A bill headed to the House PreK-12 Innovation subcommittee early Tuesday would implement those proposals, and more.
The 46-page measure would mandate the high school civics test as part of the U.S. government course, and allow it to meet the state’s college-level civics literacy requirement. It would authorize the Department of Education to seek federal approval to reduce its mathematics testing, and if received to eliminate the state geometry end-of-course exam.
It also would end the ninth-grade language arts test, and require all school districts to provide either the SAT or ACT to all juniors annually, at the state’s expense. The SAT and ACT results would be added into the state’s school grading system.
The bill would make other changes to the state’s accountability system, as well. It proposes that all schools earning D or F in annual grading must immediately implement an intervention plan. (Currently, a school must receive two consecutive D’s or one F to fall into that category.)

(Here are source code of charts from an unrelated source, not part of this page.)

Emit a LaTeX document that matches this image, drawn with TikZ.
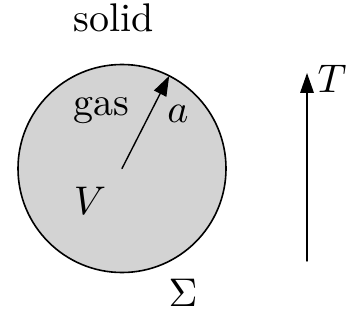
\documentclass[tikz,border=0pt]{standalone}
\usepackage{amsmath,amssymb}
\usepackage{xcolor}
\usepackage{tikz}
\usetikzlibrary{arrows.meta,positioning,calc}
\definecolor{gasgray}{RGB}{211,211,211}
\definecolor{ink}{HTML}{000000}
\tikzset{
    every picture/.style={line cap=round,line join=round},
    ballnode/.style={draw=ink,circle,fill=gasgray,line width=0.4pt,
      minimum size=52pt,inner sep=0pt,outer sep=0pt},
    labeltext/.style={text=ink,inner sep=0pt,font=\normalsize},
    flowarrow/.style={-{Triangle[length=5pt,width=3.4pt]},draw=ink,
      line width=0.35pt}
}
\begin{document}
\begin{tikzpicture}[x=0.25pt,y=-0.25pt]
  \useasboundingbox (0,0) rectangle (351,320);

  \node[ballnode] (ball) at (122,168.5) {};
  \node[labeltext] (solid) at (114,18) {solid};
  \node[labeltext] (gas) at (101,111) {gas};
  \node[labeltext] (rad) at (178,114) {\(a\)};
  \node[labeltext] (vol) at (90,201) {\(V\)};
  \node[labeltext] (surf) at (183,293) {\(\Sigma\)};
  \draw[flowarrow] (ball.center) -- (ball.63.5);

  \coordinate (tbase) at (307,261);
  \coordinate (ttop) at (307,73);
  \draw[flowarrow] (tbase) -- (ttop);
  \node[labeltext] (temp) at ($(ttop)+(25,6)$) {\(T\)};
\end{tikzpicture}
\end{document}
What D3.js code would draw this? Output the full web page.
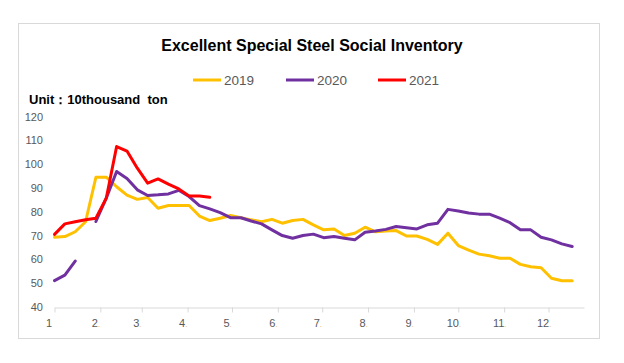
<!DOCTYPE html>
<html>
<head>
<meta charset="utf-8">
<script src="https://cdn.jsdelivr.net/npm/d3@7"></script>
<style>
	body { margin: 0; background: #fff; }
	text { font-family: "Liberation Sans", Arial, sans-serif; }
</style>
</head>
<body>
<svg id="chart"></svg>
<script>
(function(){

	//Chart data (weekly)
	var seriesNames = ["2019", "2020", "2021"];
	var seriesColors = ["#FFC000", "#7030A0", "#FF0000"];
	var monthLabels = ["1", "2", "3", "4", "5", "6", "7", "8", "9", "10", "11", "12"];
	var yTicks = [40, 50, 60, 70, 80, 90, 100, 110, 120];

	var values2019 = [69.3, 69.6, 71.6, 75.8, 94.5, 94.5, 90.5, 87.0, 85.2, 86.0,
		81.5, 82.6, 82.6, 82.6, 78.2, 76.3, 77.3, 78.4, 77.5, 76.6,
		75.8, 76.8, 75.2, 76.3, 76.8, 74.5, 72.4, 72.8, 70.0, 71.0,
		73.5, 71.6, 71.9, 72.1, 69.8, 69.8, 68.4, 66.3, 71.0, 65.8,
		63.9, 62.2, 61.5, 60.5, 60.5, 57.9, 56.9, 56.5, 52.1, 51.0, 51.0];
	var values2020 = [51.1, 53.4, 59.3, null, 75.9, 85.7, 96.9, 94.0, 89.2, 86.8,
		87.1, 87.5, 89.0, 86.4, 82.6, 81.2, 79.6, 77.5, 77.5, 76.1,
		74.9, 72.4, 70.0, 68.9, 70.0, 70.6, 69.1, 69.6, 68.9, 68.2,
		71.4, 71.9, 72.6, 73.8, 73.3, 72.8, 74.5, 75.2, 81.0, 80.3,
		79.5, 79.0, 79.0, 77.3, 75.4, 72.4, 72.4, 69.3, 68.2, 66.5, 65.4];
	var values2021 = [70.5, 74.9, 75.8, 76.6, 77.3, 85.7, 107.4, 105.5, 98.3, 92.0,
		93.8, 91.6, 89.6, 86.6, 86.6, 86.1];

	//SVG Configurations
	var svgWidth = 624;
	var svgHeight = 363;
	var axisColor = "#d9d9d9";
	var labelColor = "#595959";

	//one category per week, starting from the first week of the year
	var startDate = new Date(2019, 0, 1);
	var weekDates = d3.range(values2019.length).map(function(i){
		return d3.timeDay.offset(startDate, 7 * i);
	});

	var svg = d3.select("#chart")
		.attr("width", svgWidth)
		.attr("height", svgHeight);

	//outer chart border
	svg.append("rect")
		.attr("x", 18.5)
		.attr("y", 23.5)
		.attr("width", 581)
		.attr("height", 315)
		.attr("fill", "none")
		.attr("stroke", axisColor);

	var x = d3.scaleTime()
		.domain([startDate, new Date(2019, 11, 25)])
		.range([54.5, 584]);

	var y = d3.scaleLinear()
		.domain([40, 120])
		.range([307, 116.5]);

	//Title
	svg.append("text")
		.attr("x", 312)
		.attr("y", 51)
		.attr("text-anchor", "middle")
		.attr("font-size", "16px")
		.attr("font-weight", "bold")
		.attr("fill", "#000")
		.text("Excellent Special Steel Social Inventory");

	//Unit label
	svg.append("text")
		.attr("x", 29)
		.attr("y", 104)
		.attr("font-size", "13px")
		.attr("font-weight", "bold")
		.attr("fill", "#000")
		.style("white-space", "pre")
		.text("Unit：10thousand  ton");

	//Legend
	var legendX = [193, 286, 378];
	var legend = svg.selectAll(".legendItem")
		.data(seriesNames)
		.enter()
		.append("g")
		.classed("legendItem", true)
		.attr("transform", function(d, i){ return "translate(" + legendX[i] + ",80)"; });

	legend.append("line")
		.attr("x1", 0)
		.attr("x2", 28)
		.attr("stroke-width", 3)
		.attr("stroke", function(d, i){ return seriesColors[i]; });

	legend.append("text")
		.attr("x", 31)
		.attr("y", 4.5)
		.attr("font-size", "13.5px")
		.attr("fill", labelColor)
		.text(function(d){ return d; });

	//Y axis (labels only)
	var yAxis = svg.append("g")
		.attr("transform", "translate(47,0)")
		.call(d3.axisLeft(y).tickValues(yTicks).tickSize(0).tickPadding(4));
	yAxis.select(".domain").remove();
	yAxis.selectAll("text")
		.attr("font-size", "11px")
		.attr("font-family", "Liberation Sans, Arial, sans-serif")
		.attr("fill", labelColor);

	//X axis, one tick per month
	var monthStarts = d3.timeMonth.range(startDate, new Date(2019, 11, 2));
	var xAxis = svg.append("g")
		.attr("transform", "translate(0,307.5)")
		.call(d3.axisBottom(x)
			.tickValues(monthStarts)
			.tickSize(5)
			.tickSizeOuter(0)
			.tickPadding(7)
			.tickFormat(function(d, i){ return monthLabels[i]; }));
	xAxis.select(".domain").attr("stroke", axisColor);
	xAxis.selectAll(".tick line").attr("stroke", axisColor);
	xAxis.selectAll("text")
		.attr("font-size", "11px")
		.attr("font-family", "Liberation Sans, Arial, sans-serif")
		.attr("fill", labelColor)
		.attr("dx", function(d, i){ return i === 0 ? -6 : -5; });
	//small trailing mark that sits after each month label
	xAxis.selectAll("text")
		.filter(function(d, i){ return i > 0; })
		.append("tspan")
		.attr("font-size", "7px")
		.attr("fill", "#f0a040")
		.text(".");

	//Lines
	var seriesValues = [values2019, values2020, values2021];
	var line = d3.line()
		.defined(function(d){ return d != null; })
		.x(function(d, i){ return x(weekDates[i]); })
		.y(function(d){ return y(d); });

	svg.selectAll(".seriesLine")
		.data(seriesValues)
		.enter()
		.append("path")
		.classed("seriesLine", true)
		.attr("d", line)
		.attr("fill", "none")
		.attr("stroke", function(d, i){ return seriesColors[i]; })
		.attr("stroke-width", 3)
		.attr("stroke-linejoin", "round")
		.attr("stroke-linecap", "round");

})();
</script>
</body>
</html>
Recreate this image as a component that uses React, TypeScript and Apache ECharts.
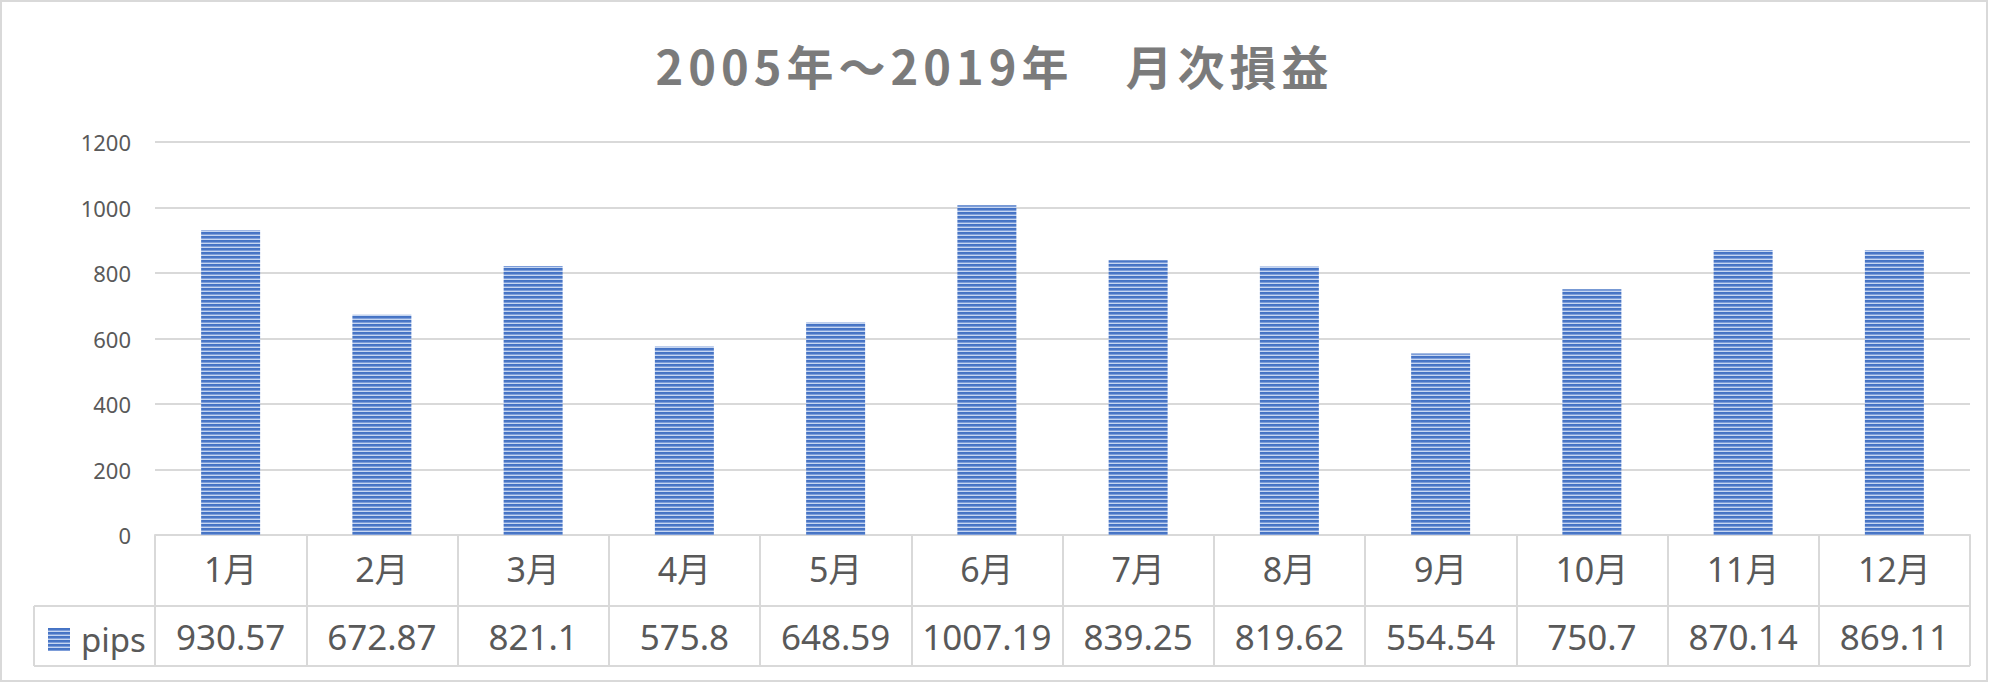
import React, { useEffect, useRef } from "react";
import * as echarts from "echarts";

const titleText = "2005年～2019年　月次損益";
const months = ["1月", "2月", "3月", "4月", "5月", "6月", "7月", "8月", "9月", "10月", "11月", "12月"];
const pips = [930.57, 672.87, 821.1, 575.8, 648.59, 1007.19, 839.25, 819.62, 554.54, 750.7, 870.14, 869.11];
const seriesName = "pips";
const yTicks = { min: 0, max: 1200, interval: 200 };

const W = 1989;
const H = 683;
const GRID_L = 155;
const GRID_R = 1970;
const GRID_T = 142;
const AXIS_Y = 535;
const ROW1_B = 606;
const ROW2_B = 666;
const LEG_L = 34;
const LINE = "#d9d9d9";
const TXT = "#595959";

function makePattern(): string {
  const c = document.createElement("canvas");
  c.width = 4;
  c.height = 4;
  const ctx = c.getContext("2d")!;
  const rows = ["#4472c4", "#4a77c6", "#7d9dd9", "#c6d6f1"];
  rows.forEach((col, i) => {
    ctx.fillStyle = col;
    ctx.fillRect(0, i, 4, 1);
  });
  return c.toDataURL();
}

export default function App() {
  const ref = useRef<HTMLDivElement>(null);
  useEffect(() => {
    document.body.style.margin = "0";
    const style = document.createElement("style");
    style.textContent = `.chart-root text[style*="47px"]{letter-spacing:5px;}`;
    document.head.appendChild(style);
    const chart = echarts.init(ref.current!, undefined, { renderer: "svg" });
    const img = new Image();
    img.src = makePattern();
    const pattern = { image: img, repeat: "repeat" } as any;
    const render = () => {
      chart.setOption({
        animation: false,
        backgroundColor: "#ffffff",
        title: {
          text: titleText,
          left: "center",
          top: 36,
          textStyle: {
            fontFamily: "Noto Sans CJK JP",
            fontSize: 47,
            fontWeight: "bold",
            color: "#7b7b7b",
          },
        },
        legend: {
          data: [seriesName],
          left: 43,
          top: 618,
          icon: "rect",
          itemWidth: 22,
          itemHeight: 23,
          textStyle: {
            fontFamily: "Noto Sans",
            fontSize: 33,
            color: TXT,
            padding: [0, 0, 0, 6],
          },
        },
        grid: {
          left: GRID_L,
          right: W - GRID_R,
          top: GRID_T,
          bottom: H - AXIS_Y,
          containLabel: false,
        },
        xAxis: [
          {
            type: "category",
            data: months,
            position: "bottom",
            axisLine: { lineStyle: { color: LINE, width: 2 } },
            axisTick: { show: true, length: ROW2_B - AXIS_Y, lineStyle: { color: LINE, width: 2 } },
            axisLabel: {
              fontFamily: "Noto Sans, Noto Sans CJK JP",
              fontSize: 34,
              color: TXT,
              margin: 13,
              lineHeight: 42,
              interval: 0,
            },
          },
          {
            type: "category",
            data: pips.map((v) => String(v)),
            position: "bottom",
            offset: ROW1_B - AXIS_Y,
            axisLine: { show: false },
            axisTick: { show: false },
            axisLabel: {
              fontFamily: "Noto Sans",
              fontSize: 35,
              color: TXT,
              margin: 9,
              lineHeight: 42,
              interval: 0,
              hideOverlap: false,
            },
          },
        ],
        yAxis: {
          type: "value",
          min: yTicks.min,
          max: yTicks.max,
          interval: yTicks.interval,
          axisLine: { show: false },
          axisTick: { show: false },
          splitLine: { lineStyle: { color: LINE, width: 2 } },
          axisLabel: {
            fontFamily: "Noto Sans",
            fontSize: 22,
            color: TXT,
            margin: 24,
            formatter: (v: number) => String(v),
          },
        },
        series: [
          {
            name: seriesName,
            type: "bar",
            data: pips,
            barWidth: "39%",
            itemStyle: { color: pattern },
          },
        ],
        graphic: [
          {
            type: "rect",
            shape: { x: 1, y: 1, width: W - 3, height: H - 3 },
            style: { fill: "none", stroke: LINE, lineWidth: 2 },
            silent: true,
          },
          {
            type: "line",
            shape: { x1: LEG_L, y1: ROW1_B, x2: GRID_R, y2: ROW1_B },
            style: { stroke: LINE, lineWidth: 2 },
            silent: true,
          },
          {
            type: "line",
            shape: { x1: LEG_L, y1: ROW2_B, x2: GRID_R, y2: ROW2_B },
            style: { stroke: LINE, lineWidth: 2 },
            silent: true,
          },
          {
            type: "line",
            shape: { x1: LEG_L, y1: ROW1_B, x2: LEG_L, y2: ROW2_B },
            style: { stroke: LINE, lineWidth: 2 },
            silent: true,
          },
        ],
      });
    };
    if (img.complete) render();
    else {
      img.onload = render;
      render();
    }
    return () => {
      chart.dispose();
      style.remove();
    };
  }, []);
  return <div ref={ref} className="chart-root" style={{ width: W, height: H }} />;
}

That section of the legislation also would place more restrictions on schools that do not improve. Those include allowing the state to revoke an approved turnaround plan, and setting a school’s turnaround options if it drops back to D or F within four years after achieving a C or higher.
The legislation would require adoption by both the House and Senate, which has not introduced a testing bill yet.
With approvals likely, educators have begun contemplating how all the changes might affect Florida education. Not everyone is thrilled. Many advocated against change, and some still do so.
“This not good for our students to achieve academic success in school,” Polk County teacher Shandale Terrell wrote in a guest column for the Ledger newspaper.
Two curriculum specialists with the Pinellas County school district offered generally positive reviews, though they noted that much will rely on how education professionals approach implementation.
Math specialist Matthew Rothenberger praised the move toward standards that do not encompass many ideas in one, making them more understandable. For instance, he pointed to an algebra standard that has included several items, such as linear equations, quadratics and exponentials, and noted in the new version those are broken into individual pieces before combining the concepts.
He mentioned the state’s reference to “crazy math” that was supposed to be eliminated, and said he didn’t know what that meant. But he did observe that many parents and students struggled to understand the expectations, and suggested the changes “provided a lot more clarity about what is expected.”
That should help students, parents and teachers, he said.
Perhaps his biggest concern within the recommendations connected to the new standards’ heavy slant toward procedure, at the expense of concepts and application. The Common Core drew fire in part for trying to teach students multiple approaches to solving questions, which some critics thought unnecessarily confusing.
But the emphasis on procedure isn’t something teachers can’t deal with, Rothenberger said. They’ll still be responsible for teaching the how and why, alongside the what.
“It’s not something that’s going to go away from our instruction,” he said.
Language arts specialist Jennifer Duda said she saw immediate differences between the old standards and the proposals, starting in the introduction. She pointed to the section titled “Knowledge Matters,” which speaks to the need to tie literacy to content.
“They just plainly come out and say literacy is not achievable with a strict skills-based approach,” she said. “That is a distinct difference from the Common Core.”
And one that makes sense, she added. Providing students with background knowledge will likely be “something that I think teachers and parents will take comfort in,” Duda said.
She also liked the clear, concise language of the new standards, rather than the vague and often complicated wording of the current incarnation. It should help students track their own progress, while also clarifying for teachers.
“There was a good faith effort here to demystify every benchmark,” she said, adding that she also supported the proposal’s “spiraling" of standards from one grade level to the next, showing how they connect and evolve. “The goals of these benchmarks are not buried. That’s a benefit to everyone.”
Regarding the move to embed entire books into the reading standards, Duda found good and bad. She said she appreciated the attempt to recommend well written and important literature, and not just focus on passages, as the Common Core did.
At the same time, she acknowledged the selections were not necessarily widely diverse, even while representing a broad cross section of genres and time periods. Almost no living authors appeared, for instance, despite there being a “contemporary” section.
What makes it acceptable, she suggested, is that the state is clear that the list is not all encompassing or meant to be limiting.
“Whenever we look at a book list, the fear is what is excluded,” Duda said. “We embrace culturally inclusive education.”
She anticipated lively discussions as schools and districts begin to review materials for adoption.
“Our educators will be digging in and learning all the nuances,” she said. “We appreciate having something to build from.”
Karen Effrem, who leads the Florida Stop Common Core Coalition, shared the view that the proposed standards offer much positive to work with. She observed that a few small pieces of Common Core remain, but said overall the new standards are “outstanding.”
“It is not perfect, it’s not the total rewrite that we had asked for in the beginning," Effrem said, "but it is so much better.”